Toda a estética do jogo é muito chamativa e bem pensada, mas a rotina dividida entre só andar pelo mapa e batalhar incansavelmente compromete o próprio combate, que tem que segurar nas costas boa parte da experiência do jogo. Em sessões mais curtas de jogo, ele se torna menos repetitivo, mas jogando direto o fator “novidade” não se sustenta a longo prazo.
Inicialmente, quando as novidades são apresentadas aos poucos e o combate vai fluindo cada vez mais, a sensação é excelente e mantém o jogador entretido. Mas, após se firmar, o combate não irá oferecer mais desafios para além da dificuldade dos chefes. Além disso, o combate é focado na maior parte do tempo na Ringo, apenas. Apesar da ajuda do Wolfe, ele não se faz presente em parte da história e não existem novos personagens entrando em sua equipe. Isso acaba refletindo em uma falta de novidade ao longo dos capítulos, e o que mantém o jogador ativo até o final acaba sendo justamente a história, que é bem cativante.

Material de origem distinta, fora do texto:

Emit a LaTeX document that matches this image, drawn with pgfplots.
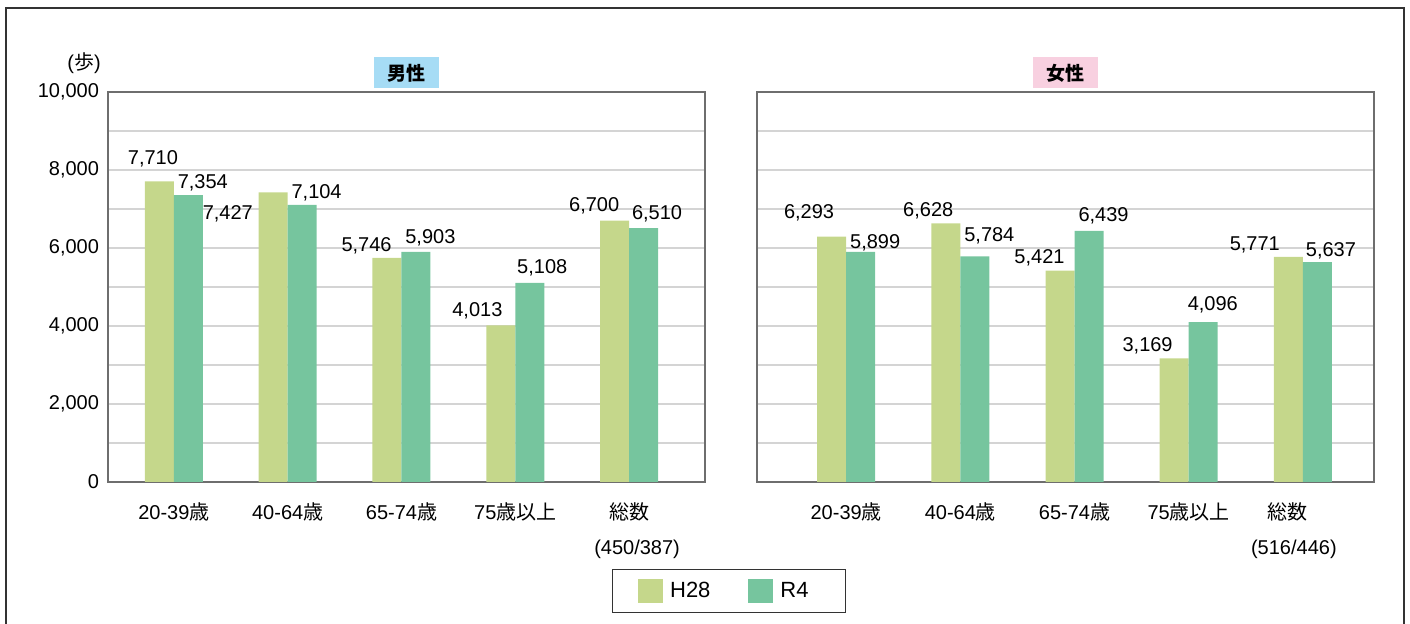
\documentclass[border=0pt]{standalone}
\usepackage{pgfplots}
\pgfplotsset{compat=1.18}
\usepackage{fontspec}
\setmainfont{Liberation Sans}
\newfontfamily\jp{Noto Sans CJK JP}
\definecolor{hgreen}{HTML}{C5D78B}
\definecolor{rgreen}{HTML}{76C59E}
\definecolor{tblue}{HTML}{A6DCF5}
\definecolor{tpink}{HTML}{F8D0E0}
\definecolor{axgray}{HTML}{6E6E6E}
\definecolor{grdgray}{HTML}{D4D4D4}
\tikzset{valnode/.style={font=\fontsize{10}{12}\selectfont, inner sep=0pt}}
\newcommand{\gap}[1]{\hbox to #1{}}
\begin{document}
\begin{tikzpicture}
\useasboundingbox (0,0) rectangle (705pt,312pt);
\draw[color=black!80, line width=0.6pt] (3pt,-10pt) rectangle (702pt,308pt);
\pgfplotsset{
  common/.style={
    scale only axis,
    anchor=south west,
    height=195pt,
    ybar=0pt,
    bar width=14.5pt,
    ymin=0, ymax=10000,
    ytick={0,2000,...,10000},
    minor ytick={1000,3000,...,9000},
    ymajorgrids, yminorgrids,
    major grid style={color=grdgray, line width=0.8pt},
    minor grid style={color=grdgray, line width=0.8pt},
    axis line style={color=axgray, line width=0.6pt},
    major tick length=0pt, minor tick length=0pt,
    xtick={0,1,2,3,4},
    tick label style={font=\fontsize{10}{12}\selectfont},
    xticklabel style={align=center, yshift=-7pt},
    yticklabel style={xshift=-1pt},
    scaled y ticks=false,
    yticklabel={\pgfmathprintnumber[assume math mode=true,1000 sep={,}]{\tick}},
    clip=false,
  },
}
% Left axis: male
\begin{axis}[common,
  at={(54pt,71pt)}, width=298.5pt,
  xmin=-0.579, xmax=4.667,
  xticklabels={{20-39{\jp 歳}},{40-64{\jp 歳}},{65-74{\jp 歳}},{75{\jp 歳以上}},{{\jp 総数}\\[5.5pt]\gap{8pt}(450/387)}},
  legend style={at={(axis description cs:1.040,-0.2795)}, anchor=center,
    draw=black!80, line width=0.5pt, font=\fontsize{11}{13}\selectfont,
    legend columns=2, inner xsep=13pt, inner ysep=4pt,
    /tikz/every odd column/.append style={column sep=1.5pt},
    /tikz/every even column/.append style={column sep=17pt}},
  legend cell align=left,
  legend image code/.code={\fill[#1] (0pt,-6pt) rectangle (12.5pt,6pt);},
]
\addplot[fill=hgreen, draw=none] coordinates {(0,7710) (1,7427) (2,5746) (3,4013) (4,6700)};
\addplot[fill=rgreen, draw=none] coordinates {(0,7354) (1,7104) (2,5903) (3,5108) (4,6510)};
\legend{H28,R4\gap{3.5pt}}
\node[valnode] at (axis cs:-0.184,8282) {7,710};
\node[valnode] at (axis cs:0.254,7667) {7,354};
\node[valnode] at (axis cs:0.474,6872) {7,427};
\node[valnode] at (axis cs:1.254,7410) {7,104};
\node[valnode] at (axis cs:1.693,6051) {5,746};
\node[valnode] at (axis cs:2.254,6256) {5,903};
\node[valnode] at (axis cs:2.667,4385) {4,013};
\node[valnode] at (axis cs:3.237,5487) {5,108};
\node[valnode] at (axis cs:3.693,7077) {6,700};
\node[valnode] at (axis cs:4.246,6872) {6,510};
\node[valnode] at (axis description cs:-0.040,1.074) {({\jp 歩})};
\node[fill=tblue, minimum width=32.5pt, minimum height=15.5pt, inner sep=0pt, font=\jp\bfseries\fontsize{9.5}{11}\selectfont] at (axis description cs:0.5,1.049) {男性};
\end{axis}
% Right axis: female
\begin{axis}[common,
  at={(378.5pt,71pt)}, width=308.5pt,
  xmin=-0.781, xmax=4.623,
  yticklabels={},
  xticklabels={{20-39{\jp 歳}},{40-64{\jp 歳}},{65-74{\jp 歳}},{75{\jp 歳以上}},{{\jp 総数}\gap{15pt}\\[5.5pt](516/446)\gap{9pt}}},
]
\addplot[fill=hgreen, draw=none] coordinates {(0,6293) (1,6628) (2,5421) (3,3169) (4,5771)};
\addplot[fill=rgreen, draw=none] coordinates {(0,5899) (1,5784) (2,6439) (3,4096) (4,5637)};
\node[valnode] at (axis cs:-0.325,6897) {6,293};
\node[valnode] at (axis cs:0.254,6128) {5,899};
\node[valnode] at (axis cs:0.719,6949) {6,628};
\node[valnode] at (axis cs:1.254,6308) {5,784};
\node[valnode] at (axis cs:1.693,5744) {5,421};
\node[valnode] at (axis cs:2.254,6821) {6,439};
\node[valnode] at (axis cs:2.640,3487) {3,169};
\node[valnode] at (axis cs:3.211,4538) {4,096};
\node[valnode] at (axis cs:3.579,6077) {5,771};
\node[valnode] at (axis cs:4.246,5923) {5,637};
\node[fill=tpink, minimum width=32.5pt, minimum height=15.5pt, inner sep=0pt, font=\jp\bfseries\fontsize{9.5}{11}\selectfont] at (axis description cs:0.5,1.049) {女性};
\end{axis}
\end{tikzpicture}
\end{document}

De todo modo, Wander Stars é um jogo bastante agradável e confortável, principalmente para quem, antes de tudo, é mais que fanático pelo universo de animes e, em seguida, por jogos de RPG. Todas as referências são uma carta de amor a séries que fizeram a infância de muita gente e, por mais repetitivas que sejam as reviravoltas, é algo tão leve e bem-humorado que vale a pena investir seu tempo apenas pela a história.
Para quem quiser se aprofundar e curtir o combate, apesar da repetitividade ao longo dos demais capítulos, pode evoluir os personagens e tentar rejogar os episódios em um modo ainda mais difícil, aumentando um pouco mais o desafio.
Tal qual um episódio de Dragon Ball Z em que já sabemos o que vai acontecer e mesmo assim não deixa de ser divertido e cativante, Wander Stars foi às origens e representou muito bem sua principal inspiração.
Esta análise é baseada na cópia de PS5 fornecida pela Double Jump Communications e Fellow Traveller.